_Goal:_
Reproduce, word for word, every line from the first one down to the line containing "import * as", and nothing else.

_Data block:_

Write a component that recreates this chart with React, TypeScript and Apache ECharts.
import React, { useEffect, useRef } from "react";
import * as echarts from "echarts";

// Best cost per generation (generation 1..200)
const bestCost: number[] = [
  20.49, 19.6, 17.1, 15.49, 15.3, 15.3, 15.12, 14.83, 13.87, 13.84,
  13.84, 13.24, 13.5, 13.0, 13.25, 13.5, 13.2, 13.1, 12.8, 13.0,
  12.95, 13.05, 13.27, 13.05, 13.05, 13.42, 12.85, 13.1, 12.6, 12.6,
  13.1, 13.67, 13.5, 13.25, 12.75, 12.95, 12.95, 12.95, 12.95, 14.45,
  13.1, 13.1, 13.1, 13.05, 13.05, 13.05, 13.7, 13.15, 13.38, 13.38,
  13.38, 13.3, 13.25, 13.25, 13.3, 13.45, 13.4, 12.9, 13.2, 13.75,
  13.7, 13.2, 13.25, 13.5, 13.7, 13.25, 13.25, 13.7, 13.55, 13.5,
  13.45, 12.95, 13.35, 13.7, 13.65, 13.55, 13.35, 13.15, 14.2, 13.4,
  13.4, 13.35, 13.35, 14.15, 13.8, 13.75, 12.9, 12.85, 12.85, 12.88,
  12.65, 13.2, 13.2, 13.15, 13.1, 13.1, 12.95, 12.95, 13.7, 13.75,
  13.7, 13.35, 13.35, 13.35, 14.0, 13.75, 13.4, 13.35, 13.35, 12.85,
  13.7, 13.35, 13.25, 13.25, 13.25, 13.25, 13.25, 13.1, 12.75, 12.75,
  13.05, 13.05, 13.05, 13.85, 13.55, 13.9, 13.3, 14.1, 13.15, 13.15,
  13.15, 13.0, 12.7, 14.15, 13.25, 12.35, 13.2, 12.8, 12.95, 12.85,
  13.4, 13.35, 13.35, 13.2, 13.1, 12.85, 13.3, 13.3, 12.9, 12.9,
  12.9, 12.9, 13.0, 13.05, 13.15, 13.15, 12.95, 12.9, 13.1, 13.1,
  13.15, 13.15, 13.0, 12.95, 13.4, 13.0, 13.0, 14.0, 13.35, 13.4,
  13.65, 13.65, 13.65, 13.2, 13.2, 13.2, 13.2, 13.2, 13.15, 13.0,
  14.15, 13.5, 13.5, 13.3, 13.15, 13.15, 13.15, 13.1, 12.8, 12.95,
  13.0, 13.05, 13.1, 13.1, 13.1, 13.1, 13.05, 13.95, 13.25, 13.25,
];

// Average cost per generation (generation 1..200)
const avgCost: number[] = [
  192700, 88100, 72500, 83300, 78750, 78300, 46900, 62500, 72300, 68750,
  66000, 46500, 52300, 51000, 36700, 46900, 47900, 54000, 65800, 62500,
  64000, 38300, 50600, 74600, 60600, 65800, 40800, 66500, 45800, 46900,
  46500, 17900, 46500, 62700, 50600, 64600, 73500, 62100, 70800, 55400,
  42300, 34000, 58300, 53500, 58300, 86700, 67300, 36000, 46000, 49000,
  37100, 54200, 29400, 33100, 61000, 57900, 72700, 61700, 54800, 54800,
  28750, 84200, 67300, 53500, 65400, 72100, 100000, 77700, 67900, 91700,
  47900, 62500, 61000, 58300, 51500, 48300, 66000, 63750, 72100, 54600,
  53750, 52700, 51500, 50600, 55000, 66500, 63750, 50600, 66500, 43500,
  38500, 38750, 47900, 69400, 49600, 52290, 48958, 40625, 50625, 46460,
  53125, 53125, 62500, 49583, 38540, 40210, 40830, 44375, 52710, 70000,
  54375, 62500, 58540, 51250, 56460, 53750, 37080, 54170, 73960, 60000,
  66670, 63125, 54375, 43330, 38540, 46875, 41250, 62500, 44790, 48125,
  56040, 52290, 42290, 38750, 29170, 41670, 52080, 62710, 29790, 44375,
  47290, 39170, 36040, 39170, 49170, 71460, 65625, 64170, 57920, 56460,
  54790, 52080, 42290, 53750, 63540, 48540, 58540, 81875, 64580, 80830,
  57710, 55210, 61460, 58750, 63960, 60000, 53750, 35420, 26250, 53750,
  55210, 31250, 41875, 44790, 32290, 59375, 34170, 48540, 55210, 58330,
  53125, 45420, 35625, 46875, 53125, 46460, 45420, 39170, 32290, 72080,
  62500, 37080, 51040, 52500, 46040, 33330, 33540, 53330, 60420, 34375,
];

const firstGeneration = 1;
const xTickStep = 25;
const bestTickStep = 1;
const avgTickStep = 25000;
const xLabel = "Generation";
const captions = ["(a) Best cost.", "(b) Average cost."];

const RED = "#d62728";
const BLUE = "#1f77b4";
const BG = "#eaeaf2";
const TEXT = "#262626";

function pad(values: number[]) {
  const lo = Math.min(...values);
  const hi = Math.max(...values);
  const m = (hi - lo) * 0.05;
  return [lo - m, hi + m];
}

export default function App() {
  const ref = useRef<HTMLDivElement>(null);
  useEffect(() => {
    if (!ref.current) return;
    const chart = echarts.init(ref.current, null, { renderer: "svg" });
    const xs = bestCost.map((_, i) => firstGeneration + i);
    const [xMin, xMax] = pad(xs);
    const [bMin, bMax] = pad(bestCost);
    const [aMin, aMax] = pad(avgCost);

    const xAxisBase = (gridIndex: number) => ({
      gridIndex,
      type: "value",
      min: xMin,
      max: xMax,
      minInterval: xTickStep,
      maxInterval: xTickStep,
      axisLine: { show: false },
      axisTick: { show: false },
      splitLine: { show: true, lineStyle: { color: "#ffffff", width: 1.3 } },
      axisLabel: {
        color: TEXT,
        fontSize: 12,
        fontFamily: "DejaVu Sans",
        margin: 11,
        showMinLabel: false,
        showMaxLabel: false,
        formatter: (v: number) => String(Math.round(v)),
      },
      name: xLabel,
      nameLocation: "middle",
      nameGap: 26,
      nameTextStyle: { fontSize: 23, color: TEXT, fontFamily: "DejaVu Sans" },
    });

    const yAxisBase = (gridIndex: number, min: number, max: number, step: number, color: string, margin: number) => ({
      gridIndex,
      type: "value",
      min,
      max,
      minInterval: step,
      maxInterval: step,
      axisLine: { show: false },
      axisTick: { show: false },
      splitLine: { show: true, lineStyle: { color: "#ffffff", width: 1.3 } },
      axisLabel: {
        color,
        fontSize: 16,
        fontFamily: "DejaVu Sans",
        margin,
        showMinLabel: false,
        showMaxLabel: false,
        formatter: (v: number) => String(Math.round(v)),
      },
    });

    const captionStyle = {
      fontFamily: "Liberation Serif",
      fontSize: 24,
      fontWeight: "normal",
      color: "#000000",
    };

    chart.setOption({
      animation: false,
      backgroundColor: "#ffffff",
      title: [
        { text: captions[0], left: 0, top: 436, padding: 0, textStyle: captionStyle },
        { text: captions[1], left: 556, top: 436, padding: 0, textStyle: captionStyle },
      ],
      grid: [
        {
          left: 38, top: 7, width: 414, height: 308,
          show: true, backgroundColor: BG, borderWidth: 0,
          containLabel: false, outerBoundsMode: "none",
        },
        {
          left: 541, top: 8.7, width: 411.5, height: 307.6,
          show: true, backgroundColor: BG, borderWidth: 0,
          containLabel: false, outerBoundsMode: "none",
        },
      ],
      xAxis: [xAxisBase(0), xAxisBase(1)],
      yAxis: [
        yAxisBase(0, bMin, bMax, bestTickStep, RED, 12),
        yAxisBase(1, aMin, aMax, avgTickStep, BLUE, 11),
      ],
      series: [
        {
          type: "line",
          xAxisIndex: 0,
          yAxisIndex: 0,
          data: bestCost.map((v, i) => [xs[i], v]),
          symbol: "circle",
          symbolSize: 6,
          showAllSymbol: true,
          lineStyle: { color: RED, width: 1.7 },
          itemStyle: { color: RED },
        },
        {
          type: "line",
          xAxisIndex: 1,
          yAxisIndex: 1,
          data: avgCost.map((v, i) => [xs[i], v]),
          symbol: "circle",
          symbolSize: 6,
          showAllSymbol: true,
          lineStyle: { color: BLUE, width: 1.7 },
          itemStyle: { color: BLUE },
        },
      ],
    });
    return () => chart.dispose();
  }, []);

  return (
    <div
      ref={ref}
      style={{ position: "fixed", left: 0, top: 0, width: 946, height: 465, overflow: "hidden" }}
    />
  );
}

_The result:_
Write a component that recreates this chart with React, TypeScript and Apache ECharts.
import React, { useEffect, useRef } from "react";
import * as echarts from "echarts";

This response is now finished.